Before the reconstruction, the station consisted of just a through track and a dead-end track ending in a buffer stop. The latter was reconnected to the through track on both sides as part of the reactivation of the Volme Valley Railway between Marienheide and Meinerzhagen and the associated duplication of the line between Dieringhausen and Gummersbach. There are actually two tracks towards Dieringhausen, but one track was closed years ago and is currently separated and overgrown. New signals were also built several years ago in the middle of the second track in some places. All other tracks, including a comprehensive network of freight tracks, and facilities were demolished a few years ago, as was the former railway siding of the defunct company L. & C. Steinmüller. The site of the former railway land has been converted into a large, stretched parking area. Deutsche Bahn has not operated freight transport in the Oberbergische district since 1997, except for freight traffic on the Wiehl Valley Railway, which was re-established in 1999.

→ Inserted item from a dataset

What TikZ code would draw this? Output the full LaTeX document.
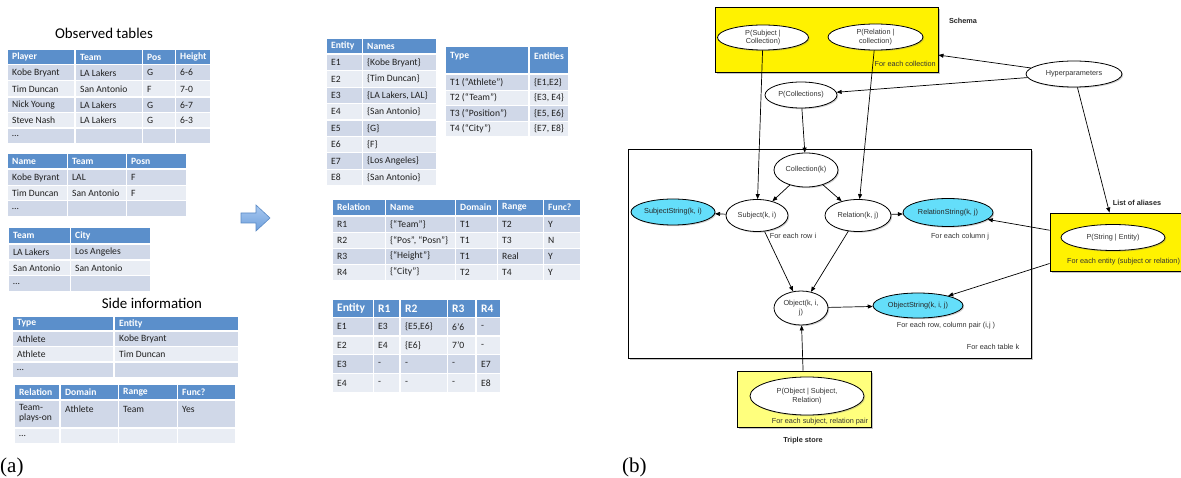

The two signal boxes in the station area are no longer used operationally. One of the two signal boxes is used by the local savings bank for training, while the other is unused at the exit to Dieringhausen. A road underpass was built near the station in 2009, which will connect the town centre with the Steinmueller area. Near the station there is a new campus of the Gummersbach branch of the Cologne University of Applied Sciences, which can be reached via a metal footbridge. The station building was demolished in January 2012. Following the reopening of the line to Meinerzhagen, the entire Gummersbach station was rebuilt. The new platform is completely covered and trains run on both sides of it. An underpass allows direct access to the local campus of the Cologne University of Applied Sciences. The new station is completely barrier-free.

The station is served by the following service:

| Line | Route | Frequency | Rollingstock |
|---|---|---|---|
| RB 25 | Cologne – Rösrath – Overath – Engelskirchen – Dieringhausen – Gummersbach (– Marienheide – Meinerzhagen – Lüdenscheid) | 30 minutes (hourly: Gummersbach–Lüdenscheid) | Alstom Coradia LINT 54 and 81 |

Directly opposite the campus, a paid car park was completed in 2012. In addition, a shopping center located opposite the platform opened in 2015.